Por... Ernesto Ochoa Moreno
Ni jóvenes ni viejos, porque los ejecutivos presumen de estar por encima del tiempo.
Sólo las gafitas bifocales recortadas, que hacen equilibrio en su nariz, pueden dar una pista. Porque si son jóvenes, asumen poses de madurez inexistente; si viejos, hacen alarde de una ficticia juventud que los kilos o las canas se encargan de desmentir.
A toda hora, en todo momento, están tensos, nerviosos, insoportables, luchando a brazo partido para atender a los cientos de negocios que dirigen, o sueñan dirigir, o les hacen creer que están dirigiendo; a las mil y una juntas directivas de las que hacen parte o a las que son invitados como premio de consolación; a los infinitos compromisos sociales a los que no pueden dejar de atender, so pena de perder vigencia; a los almuerzos de trabajo, a las reuniones de trabajo, a los viajes de trabajo, a las juergas de trabajo.
Para los ejecutivos la creación quedó mal hecha porque el día no tiene sino veinticuatro horas.
Ahí están, entre los barrotes invisibles de su jaula de cristal, los ejecutivos.
" Executivus homo ", digo yo, para bautizar de alguna manera a estos curiosos especímenes de la fauna humana. Su comportamiento está regido por varias normas inquebrantables: hay que hacer las cosas ya; está prohibido equivocarse; aquí mando yo; hay que buscar la excelencia, la calidad total.
Todo lo que ellos no hacen personalmente, queda mal hecho. Si algo los distingue frente al común de los mortales, es que tienen siempre la razón. Los que se equivocan son los otros. Sus órdenes son inaplazables. No pueden existir obstáculos a sus deseos, a sus proposiciones, a sus ideas felices.
Los ejecutivos, tan mesiánicos ellos. Se creen diosecitos que están haciendo el mundo. Omniscientes, omnipresentes, omnipotentes. No pueden fallar. Tienen másteres y diplomas, viajes y representaciones, una hoja de vida sin resquicios.
Pero dan grima, los ejecutivos. Han perdido el sentido de la vida. En la casa no los aguantan y en la oficina no se los resisten, aunque todos les brindan o la mentirosa sumisión del esclavo o atemorizadas sonrisas de áulicos y paniaguados.

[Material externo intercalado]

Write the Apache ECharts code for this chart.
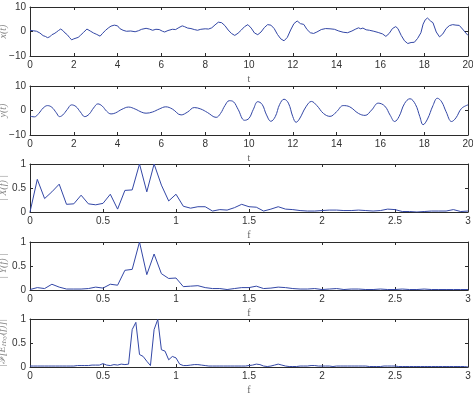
<!DOCTYPE html>
<html>
<head>
<meta charset="utf-8">
<script src="https://cdn.jsdelivr.net/npm/echarts@6/dist/echarts.min.js"></script>
<style>
  html, body { margin: 0; padding: 0; background: #fff; }
  #chart { width: 473px; height: 394px; }
</style>
</head>
<body>
<div id="chart"></div>
<script>
// x(t): time samples and values
const xTime = [0, 0.15, 0.3, 0.45, 0.6, 0.7, 0.8, 0.9, 1.0, 1.1, 1.2, 1.3, 1.4, 1.5, 1.6, 1.7, 1.8, 1.9, 2.0, 2.1,
  2.2, 2.3, 2.45, 2.6, 2.75, 2.9, 3.05, 3.2, 3.3, 3.45, 3.6, 3.7, 3.85, 4.0, 4.1, 4.25, 4.4, 4.6, 4.8, 4.95,
  5.1, 5.3, 5.45, 5.6, 5.75, 5.9, 6.05, 6.15, 6.3, 6.5, 6.65, 6.8, 6.95, 7.05, 7.2, 7.35, 7.5, 7.65, 7.8, 8.0,
  8.15, 8.3, 8.45, 8.6, 8.75, 8.9, 9.05, 9.2, 9.35, 9.5, 9.65, 9.8, 9.95, 10.1, 10.25, 10.4, 10.55, 10.7, 10.85, 11.0,
  11.15, 11.3, 11.45, 11.6, 11.75, 11.9, 12.05, 12.2, 12.35, 12.5, 12.65, 12.8, 12.95, 13.1, 13.3, 13.5, 13.7, 13.9, 14.1, 14.3,
  14.5, 14.7, 14.85, 15.0, 15.1, 15.2, 15.35, 15.5, 15.7, 15.9, 16.1, 16.25, 16.4, 16.55, 16.7, 16.8, 16.95, 17.1, 17.25, 17.4,
  17.55, 17.7, 17.85, 17.95, 18.05, 18.15, 18.3, 18.4, 18.55, 18.7, 18.85, 19.0, 19.15, 19.3, 19.45, 19.6, 19.75, 19.9, 20.0]
const xValues = [0.5, 0.3, 0.1, -0.6, -1.7, -2.0, -2.5, -2.2, -1.3, -0.9, -0.3, 0.4, 1.0, 0.4, -0.6, -1.3, -2.4, -3.4, -3.0, -2.7,
  -2.4, -1.6, -0.3, 1.0, 0.2, -0.6, -1.2, -1.9, -0.9, 0.5, 1.6, 2.2, 2.6, 2.3, 1.2, 0.5, 0.1, 0.2, -0.1, 0.3,
  0.9, 1.3, 1.0, 0.5, 0.9, 0.8, 0.1, -0.2, 0.4, 0.9, 0.8, 1.6, 2.3, 2.0, 1.4, 1.2, 0.8, 0.5, 0.9, 1.1,
  1.0, 1.5, 2.7, 3.8, 3.6, 2.4, 0.6, -0.8, -1.6, -0.7, 0.6, 2.0, 2.8, 1.4, -0.6, -1.3, -0.2, 1.6, 2.8, 2.6,
  1.2, -1.2, -3.0, -3.8, -2.4, 0.6, 3.2, 4.3, 3.2, 2.9, 0.8, -0.5, -0.8, -0.2, 0.8, 1.2, 1.1, 0.9, 0.2, -0.3,
  -0.5, 0.2, 0.9, 1.5, 1.1, 1.4, 0.7, 0.5, 0.1, -0.4, -1.0, -2.0, -0.8, 1.2, 2.0, 1.2, -1.6, -3.8, -4.9, -4.5,
  -4.4, -2.8, -0.5, 3.0, 4.8, 5.5, 4.2, 3.6, -0.2, -2.2, -1.0, 1.2, 2.4, 2.8, 2.6, 2.5, 1.0, -0.6, -1.6]

// y(t): time samples and values
const yTime = [0, 0.2, 0.4, 0.6, 0.8, 1.0, 1.2, 1.35, 1.5, 1.7, 1.9, 2.1, 2.3, 2.5, 2.7, 2.9, 3.1, 3.3, 3.5, 3.7,
  3.9, 4.2, 4.5, 4.8, 5.1, 5.3, 5.6, 5.9, 6.2, 6.5, 6.9, 7.2, 7.5, 7.8, 8.1, 8.5, 8.7, 8.9, 9.1, 9.3,
  9.5, 9.8, 10.0, 10.2, 10.4, 10.6, 10.8, 11.0, 11.2, 11.4, 11.6, 11.8, 12.0, 12.15, 12.3, 12.6, 12.85, 13.1, 13.4, 13.7,
  14.0, 14.3, 14.6, 15.0, 15.3, 15.6, 15.9, 16.2, 16.45, 16.65, 16.85, 17.1, 17.35, 17.6, 17.8, 17.95, 18.15, 18.4, 18.6, 18.8,
  19.0, 19.25, 19.45, 19.7, 20.0]
const yValues = [-2.3, -2.6, -1.2, 1.0, 2.0, 1.3, -0.9, -2.5, -1.8, 0.4, 2.3, 1.6, -0.6, -2.5, -1.5, 1.0, 2.7, 1.8, -0.3, -1.4,
  -1.0, 0.5, 1.4, 0.6, -0.7, -1.1, -0.6, 0.6, 1.5, 0.6, -1.8, -0.6, 1.2, 0.6, -0.8, -2.8, -1.2, 2.0, 4.0, 3.5,
  0.5, -4.0, -3.2, 0.5, 3.6, 2.5, -1.8, -4.4, -2.5, 2.5, 4.6, 3.0, -2.5, -4.8, -3.5, 1.5, 3.7, 2.0, -1.2, -2.4,
  -0.5, 2.0, 1.5, -1.2, -2.0, 0.2, 3.0, 1.8, -2.0, -4.5, -2.5, 2.8, 4.8, 2.5, -2.5, -5.8, -3.5, 2.0, 5.0, 3.5,
  -0.5, -4.5, -3.0, 0.8, 2.3]

// spectra, sampled every 0.05 (|X|, |Y|) and every 0.025 (|F[E]|)
const specStep = 0.05
const specX = [0.00, 0.68, 0.28, 0.42, 0.58, 0.16, 0.17, 0.35, 0.17, 0.15, 0.18, 0.37, 0.06, 0.45, 0.46, 1.00, 0.42, 1.00, 0.56, 0.23,
  0.37, 0.12, 0.08, 0.11, 0.11, 0.02, 0.05, 0.04, 0.09, 0.16, 0.11, 0.10, 0.02, 0.06, 0.11, 0.06, 0.05, 0.03, 0.02, 0.02,
  0.03, 0.04, 0.04, 0.03, 0.03, 0.04, 0.03, 0.02, 0.03, 0.06, 0.05, 0.01, 0.01, 0.00, 0.01, 0.02, 0.02, 0.02, 0.05, 0.01, 0.02]
const specY = [0.01, 0.05, 0.03, 0.12, 0.06, 0.02, 0.02, 0.02, 0.03, 0.06, 0.04, 0.12, 0.10, 0.41, 0.43, 1.00, 0.32, 0.75, 0.34, 0.24,
  0.25, 0.07, 0.08, 0.09, 0.05, 0.03, 0.03, 0.01, 0.03, 0.05, 0.05, 0.08, 0.03, 0.04, 0.06, 0.05, 0.03, 0.02, 0.02, 0.03,
  0.01, 0.02, 0.03, 0.01, 0.02, 0.02, 0.01, 0.01, 0.02, 0.01, 0.01, 0.02, 0.01, 0.01, 0.02, 0.01, 0.01, 0.01, 0.01, 0.01, 0.01]
const cohStep = 0.025
const specE = [0.02, 0.02, 0.02, 0.02, 0.02, 0.02, 0.02, 0.02, 0.02, 0.02, 0.02, 0.02, 0.02, 0.03, 0.03, 0.03, 0.03, 0.04, 0.04, 0.04,
  0.07, 0.04, 0.03, 0.05, 0.04, 0.06, 0.05, 0.06, 0.78, 0.93, 0.26, 0.22, 0.12, 0.03, 0.78, 0.99, 0.36, 0.33, 0.15, 0.22,
  0.19, 0.06, 0.03, 0.03, 0.04, 0.05, 0.05, 0.04, 0.03, 0.02, 0.02, 0.02, 0.02, 0.02, 0.02, 0.02, 0.02, 0.02, 0.02, 0.02,
  0.03, 0.04, 0.06, 0.05, 0.02, 0.01, 0.02, 0.04, 0.06, 0.04, 0.02, 0.01, 0.01, 0.01, 0.02, 0.02, 0.02, 0.03, 0.03, 0.02,
  0.02, 0.02, 0.02, 0.01, 0.02, 0.02, 0.02, 0.02, 0.02, 0.02, 0.02, 0.02, 0.02, 0.01, 0.01, 0.01, 0.01, 0.02, 0.02, 0.02,
  0.02, 0.01, 0.01, 0.01, 0.01, 0.01, 0.01, 0.01, 0.01, 0.01, 0.01, 0.01, 0.01, 0.01, 0.01, 0.01, 0.01, 0.01, 0.01, 0.01, 0.00]

const timeTicks = { min: 0, max: 20, interval: 2 }
const freqTicks = { min: 0, max: 3, interval: 0.5 }
const ampTicks = { min: -10, max: 10, interval: 10 }
const unitTicks = { min: 0, max: 1, interval: 0.5 }

const pairs = (xs, ys) => ys.map((v, i) => [xs[i], v])
const onGrid = (ys, step) => ys.map((v, i) => [+(i * step).toFixed(3), v])

const panels = [
  { top: 7, height: 49, x: timeTicks, y: ampTicks, xName: 't', yName: 'x(t)', data: pairs(xTime, xValues), smooth: false },
  { top: 86, height: 49, x: timeTicks, y: ampTicks, xName: 't', yName: 'y(t)', data: pairs(yTime, yValues), smooth: 0.4 },
  { top: 164, height: 48, x: freqTicks, y: unitTicks, xName: 'f', yName: '| X(f) |', data: onGrid(specX, specStep), smooth: false },
  { top: 242, height: 48, x: freqTicks, y: unitTicks, xName: 'f', yName: '| Y(f) |', data: onGrid(specY, specStep), smooth: false },
  { top: 319, height: 48, x: freqTicks, y: unitTicks, xName: 'f', yName: '|ℱ[E{sub|Hxy}(f)]|', data: onGrid(specE, cohStep), smooth: false }
]

const frame = '#2b2b2b'
const labelColor = '#333'
const lineColor = '#3347a6'

const grid = []
const xAxis = []
const yAxis = []
const series = []

panels.forEach((p, i) => {
  grid.push({ left: 30, right: 5, top: p.top, height: p.height, outerBoundsMode: 'none', containLabel: false })
  // bottom axis with labels
  xAxis.push({
    type: 'value', gridIndex: i, min: p.x.min, max: p.x.max, interval: p.x.interval,
    name: p.xName, nameLocation: 'middle', nameGap: 18, nameMoveOverlap: false,
    nameTextStyle: { color: '#666', fontSize: 10, fontFamily: 'Liberation Serif' },
    axisLine: { show: true, onZero: false, lineStyle: { color: frame, width: 1 } },
    axisTick: { show: true, inside: true, length: 3, lineStyle: { color: frame } },
    axisLabel: { color: labelColor, fontSize: 10, margin: 4, fontFamily: 'Liberation Sans' },
    splitLine: { show: false }
  })
  // top box edge
  xAxis.push({
    type: 'value', gridIndex: i, position: 'top', min: p.x.min, max: p.x.max, interval: p.x.interval,
    axisLine: { show: true, onZero: false, lineStyle: { color: frame, width: 1 } },
    axisTick: { show: true, inside: true, length: 3, lineStyle: { color: frame } },
    axisLabel: { show: false },
    splitLine: { show: false }
  })
  yAxis.push({
    type: 'value', gridIndex: i, min: p.y.min, max: p.y.max, interval: p.y.interval,
    name: p.yName, nameLocation: 'middle', nameRotate: 90, nameGap: 22, nameMoveOverlap: false,
    nameTextStyle: {
      color: '#888', fontSize: 10, fontStyle: 'italic', fontFamily: 'Liberation Serif',
      rich: { sub: { fontSize: 7, fontStyle: 'italic', fontFamily: 'Liberation Serif', color: '#888', verticalAlign: 'bottom', padding: [4, 0, 0, 0] } }
    },
    axisLine: { show: true, onZero: false, lineStyle: { color: frame, width: 1 } },
    axisTick: { show: true, inside: true, length: 3, lineStyle: { color: frame } },
    axisLabel: {
      color: labelColor, fontSize: 10, margin: 4, fontFamily: 'Liberation Sans',
      formatter: v => String(v).replace('-', '\u2212')
    },
    splitLine: { show: false }
  })
  yAxis.push({
    type: 'value', gridIndex: i, position: 'right', min: p.y.min, max: p.y.max, interval: p.y.interval,
    axisLine: { show: true, onZero: false, lineStyle: { color: frame, width: 1 } },
    axisTick: { show: true, inside: true, length: 3, lineStyle: { color: frame } },
    axisLabel: { show: false },
    splitLine: { show: false }
  })
  series.push({
    type: 'line',
    xAxisIndex: 2 * i,
    yAxisIndex: 2 * i,
    data: p.data,
    smooth: p.smooth,
    showSymbol: false,
    animation: false,
    lineStyle: { color: lineColor, width: 1 }
  })
})

const chart = echarts.init(document.getElementById('chart'))
chart.setOption({
  backgroundColor: '#ffffff',
  animation: false,
  grid: grid,
  xAxis: xAxis,
  yAxis: yAxis,
  series: series
})
</script>
</body>
</html>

El estríés es su forma de existencia. No tienen tiempo para el amor, para el humor, para cultivarse espiritual y culturalmente, para descansar, para lo único que les falta en la vida: dejar de ser ejecutivos.
A pesar de las apariencias, se han deshumanizado. A fuerza de ser ellos los dueños del poder y los dueños de las decisiones, y los dueños de las riquezas y del mundo que los rodea, han terminado siendo robots, máquinas, peleles llevados y traídos.
Pero son felices, porque están (creen estar) en el pináculo de la gloria. Renunciarán a muchos placeres, pero nunca al orgasmo que les produce ver sus nombres en los periódicos, junto a la sempiterna foto de archivo que los mantiene vivos.
Ni mucho menos dejarán pasar la ocasión de que los entrevisten por radio o televisión sobre lo que saben y lo que no saben, o de armar camorra, en esa nueva versión de las peleas de verduleras que son los trinos, por cualquiera de las nuevas redes sociales.
Con tal de figurar, no temen hacer el ridículo. Despuíés de todo, se sienten irremediablemente condenados a ser famosos.
A ello sacrifican lo que sea. Aunque detrás del corazón sientan ya el trotecito perturbador del infarto que acabará con la gloria y con una vida que a la vuelta de tanto desvivirse, no se vivió a plenitud.
Epitafio: Vanidad de vanidades, y todo vanidad.